INSTRUCTION
For this exercise, output only the lines between the "What seaborn and" line and the "male_ln = [3.21, 2.89, 3.46, 3.29, 1.77, 0.68]" line, both of them included, and skip all pictures.

[Stored items]
----
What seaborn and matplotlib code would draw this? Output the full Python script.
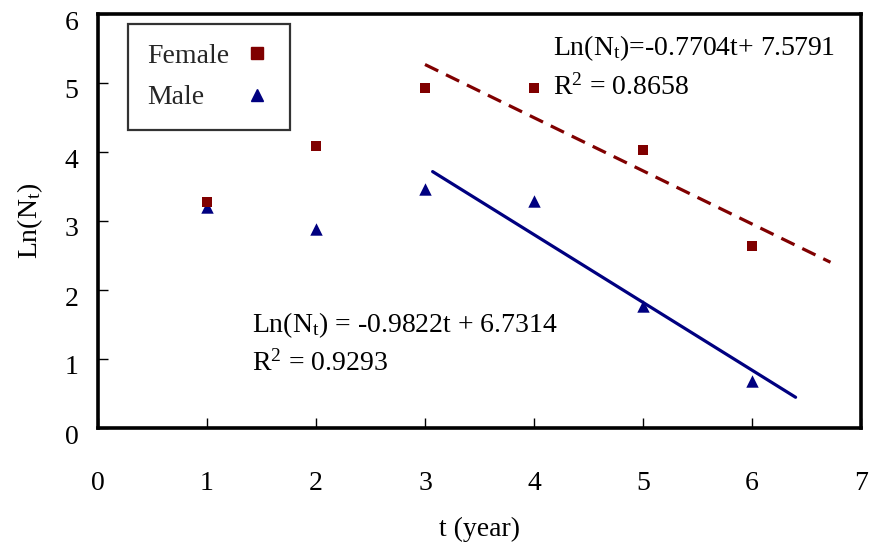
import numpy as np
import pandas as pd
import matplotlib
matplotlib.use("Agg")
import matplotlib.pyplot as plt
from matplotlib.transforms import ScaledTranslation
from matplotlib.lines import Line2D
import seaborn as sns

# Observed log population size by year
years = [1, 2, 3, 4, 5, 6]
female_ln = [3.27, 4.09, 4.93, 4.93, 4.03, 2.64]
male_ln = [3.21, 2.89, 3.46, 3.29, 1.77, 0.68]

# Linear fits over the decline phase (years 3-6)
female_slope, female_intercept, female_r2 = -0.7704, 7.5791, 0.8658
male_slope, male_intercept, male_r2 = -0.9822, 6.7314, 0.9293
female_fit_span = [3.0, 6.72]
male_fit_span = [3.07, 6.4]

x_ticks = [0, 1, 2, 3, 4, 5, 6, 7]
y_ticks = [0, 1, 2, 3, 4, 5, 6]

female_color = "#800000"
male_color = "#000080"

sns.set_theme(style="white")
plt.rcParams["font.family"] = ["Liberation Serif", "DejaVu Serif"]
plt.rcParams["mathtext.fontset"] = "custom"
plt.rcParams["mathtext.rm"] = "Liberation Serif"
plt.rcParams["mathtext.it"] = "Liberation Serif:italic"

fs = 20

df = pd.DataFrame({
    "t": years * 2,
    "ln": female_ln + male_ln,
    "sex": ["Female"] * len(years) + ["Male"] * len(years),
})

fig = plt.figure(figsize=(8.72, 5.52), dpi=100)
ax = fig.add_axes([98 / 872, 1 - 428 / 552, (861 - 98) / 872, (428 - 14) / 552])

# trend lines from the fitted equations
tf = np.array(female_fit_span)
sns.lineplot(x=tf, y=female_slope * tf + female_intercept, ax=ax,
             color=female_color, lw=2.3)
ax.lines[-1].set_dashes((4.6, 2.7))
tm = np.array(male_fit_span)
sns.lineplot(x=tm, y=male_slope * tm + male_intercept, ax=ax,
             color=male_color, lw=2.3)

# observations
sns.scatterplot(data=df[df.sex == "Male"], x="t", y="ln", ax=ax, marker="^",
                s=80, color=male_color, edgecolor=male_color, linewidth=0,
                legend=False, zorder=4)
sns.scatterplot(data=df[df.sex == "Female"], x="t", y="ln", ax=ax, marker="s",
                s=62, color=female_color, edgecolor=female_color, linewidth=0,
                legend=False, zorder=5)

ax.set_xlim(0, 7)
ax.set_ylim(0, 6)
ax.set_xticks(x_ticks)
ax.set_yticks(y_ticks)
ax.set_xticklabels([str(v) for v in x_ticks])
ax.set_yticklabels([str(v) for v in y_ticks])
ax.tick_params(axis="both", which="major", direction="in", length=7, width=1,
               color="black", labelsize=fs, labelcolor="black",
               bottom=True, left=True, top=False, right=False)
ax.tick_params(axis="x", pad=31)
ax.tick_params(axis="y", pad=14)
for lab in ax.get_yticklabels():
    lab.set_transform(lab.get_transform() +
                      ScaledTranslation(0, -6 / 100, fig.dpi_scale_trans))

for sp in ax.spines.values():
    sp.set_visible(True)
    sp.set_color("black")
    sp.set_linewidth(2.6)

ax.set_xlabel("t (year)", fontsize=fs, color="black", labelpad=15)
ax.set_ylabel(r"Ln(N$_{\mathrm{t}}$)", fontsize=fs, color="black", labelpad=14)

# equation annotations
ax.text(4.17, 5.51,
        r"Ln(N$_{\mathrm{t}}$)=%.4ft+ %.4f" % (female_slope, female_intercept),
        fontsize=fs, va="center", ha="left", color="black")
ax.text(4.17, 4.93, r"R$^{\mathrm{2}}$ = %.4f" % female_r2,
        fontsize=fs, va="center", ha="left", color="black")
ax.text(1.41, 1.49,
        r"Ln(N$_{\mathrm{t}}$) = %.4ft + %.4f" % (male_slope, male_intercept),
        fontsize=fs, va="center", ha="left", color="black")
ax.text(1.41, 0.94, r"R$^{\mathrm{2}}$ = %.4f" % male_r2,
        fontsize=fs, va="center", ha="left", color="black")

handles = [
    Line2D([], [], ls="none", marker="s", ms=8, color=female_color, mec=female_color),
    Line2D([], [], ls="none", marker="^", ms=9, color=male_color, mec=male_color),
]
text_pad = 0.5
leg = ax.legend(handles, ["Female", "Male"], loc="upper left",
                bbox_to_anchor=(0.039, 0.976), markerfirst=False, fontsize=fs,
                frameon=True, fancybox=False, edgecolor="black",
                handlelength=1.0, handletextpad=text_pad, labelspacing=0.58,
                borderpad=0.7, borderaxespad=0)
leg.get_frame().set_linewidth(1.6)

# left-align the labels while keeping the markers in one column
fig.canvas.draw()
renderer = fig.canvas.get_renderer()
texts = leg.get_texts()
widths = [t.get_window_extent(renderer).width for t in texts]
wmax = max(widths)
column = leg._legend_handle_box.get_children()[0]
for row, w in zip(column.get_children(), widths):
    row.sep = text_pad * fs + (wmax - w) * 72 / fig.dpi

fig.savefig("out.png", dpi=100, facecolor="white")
----
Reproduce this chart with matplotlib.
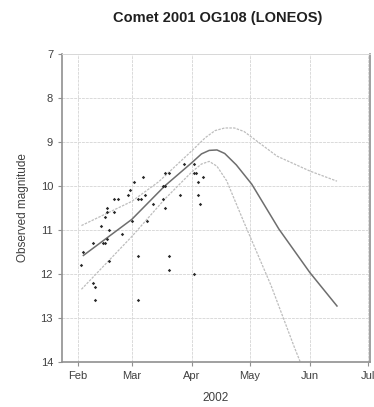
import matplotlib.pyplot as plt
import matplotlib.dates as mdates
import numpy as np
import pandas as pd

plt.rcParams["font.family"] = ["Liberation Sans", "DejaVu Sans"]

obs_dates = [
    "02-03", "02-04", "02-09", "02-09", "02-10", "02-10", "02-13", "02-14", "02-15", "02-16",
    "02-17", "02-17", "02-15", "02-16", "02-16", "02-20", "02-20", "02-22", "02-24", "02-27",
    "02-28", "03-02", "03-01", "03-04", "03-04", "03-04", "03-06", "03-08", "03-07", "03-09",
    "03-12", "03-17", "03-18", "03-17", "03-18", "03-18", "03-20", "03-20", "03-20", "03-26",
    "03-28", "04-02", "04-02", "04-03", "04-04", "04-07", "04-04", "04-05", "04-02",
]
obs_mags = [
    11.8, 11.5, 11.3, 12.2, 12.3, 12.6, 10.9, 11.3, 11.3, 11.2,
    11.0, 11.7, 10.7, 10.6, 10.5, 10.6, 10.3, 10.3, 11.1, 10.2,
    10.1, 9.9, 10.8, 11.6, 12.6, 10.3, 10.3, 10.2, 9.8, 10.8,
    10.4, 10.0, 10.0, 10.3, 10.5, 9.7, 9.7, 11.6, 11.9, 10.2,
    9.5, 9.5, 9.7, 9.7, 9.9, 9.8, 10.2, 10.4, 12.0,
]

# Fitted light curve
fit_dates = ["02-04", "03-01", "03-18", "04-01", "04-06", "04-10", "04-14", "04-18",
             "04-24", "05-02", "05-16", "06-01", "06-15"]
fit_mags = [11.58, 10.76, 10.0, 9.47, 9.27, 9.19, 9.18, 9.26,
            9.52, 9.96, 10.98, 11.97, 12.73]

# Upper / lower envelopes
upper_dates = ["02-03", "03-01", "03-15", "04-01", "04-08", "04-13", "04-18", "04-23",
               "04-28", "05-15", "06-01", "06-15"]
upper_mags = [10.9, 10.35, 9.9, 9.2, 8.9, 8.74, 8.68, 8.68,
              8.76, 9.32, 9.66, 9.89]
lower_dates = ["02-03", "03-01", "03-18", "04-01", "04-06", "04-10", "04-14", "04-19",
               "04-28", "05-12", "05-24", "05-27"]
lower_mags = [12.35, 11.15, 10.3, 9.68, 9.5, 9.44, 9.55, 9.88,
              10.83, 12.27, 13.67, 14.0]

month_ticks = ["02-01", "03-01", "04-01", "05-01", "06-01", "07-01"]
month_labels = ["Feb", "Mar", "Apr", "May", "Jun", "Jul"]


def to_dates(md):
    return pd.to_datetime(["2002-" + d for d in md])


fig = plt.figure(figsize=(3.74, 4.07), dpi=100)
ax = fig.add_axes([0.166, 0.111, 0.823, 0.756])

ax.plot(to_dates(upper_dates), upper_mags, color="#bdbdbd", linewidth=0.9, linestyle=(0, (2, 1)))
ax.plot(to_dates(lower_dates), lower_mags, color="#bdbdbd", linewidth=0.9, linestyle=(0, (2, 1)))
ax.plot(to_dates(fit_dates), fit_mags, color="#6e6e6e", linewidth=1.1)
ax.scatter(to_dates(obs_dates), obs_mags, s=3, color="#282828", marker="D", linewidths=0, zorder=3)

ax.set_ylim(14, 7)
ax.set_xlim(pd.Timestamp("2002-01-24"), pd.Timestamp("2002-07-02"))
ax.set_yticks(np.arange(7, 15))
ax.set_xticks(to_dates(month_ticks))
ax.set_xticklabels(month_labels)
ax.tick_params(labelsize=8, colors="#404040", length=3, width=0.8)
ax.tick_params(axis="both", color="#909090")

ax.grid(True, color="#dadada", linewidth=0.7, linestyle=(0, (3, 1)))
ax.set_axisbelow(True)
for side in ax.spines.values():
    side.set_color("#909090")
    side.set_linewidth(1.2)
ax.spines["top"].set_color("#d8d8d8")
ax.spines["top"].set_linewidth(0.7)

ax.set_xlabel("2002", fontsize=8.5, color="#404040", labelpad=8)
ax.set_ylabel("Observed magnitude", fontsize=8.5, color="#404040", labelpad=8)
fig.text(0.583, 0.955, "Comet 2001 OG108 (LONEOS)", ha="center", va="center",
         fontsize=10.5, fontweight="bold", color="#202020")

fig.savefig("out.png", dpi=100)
----
OUTPUT FOR THIS EXERCISE
What seaborn and matplotlib code would draw this? Output the full Python script.
import numpy as np
import pandas as pd
import matplotlib
matplotlib.use("Agg")
import matplotlib.pyplot as plt
from matplotlib.transforms import ScaledTranslation
from matplotlib.lines import Line2D
import seaborn as sns

# Observed log population size by year
years = [1, 2, 3, 4, 5, 6]
female_ln = [3.27, 4.09, 4.93, 4.93, 4.03, 2.64]
male_ln = [3.21, 2.89, 3.46, 3.29, 1.77, 0.68]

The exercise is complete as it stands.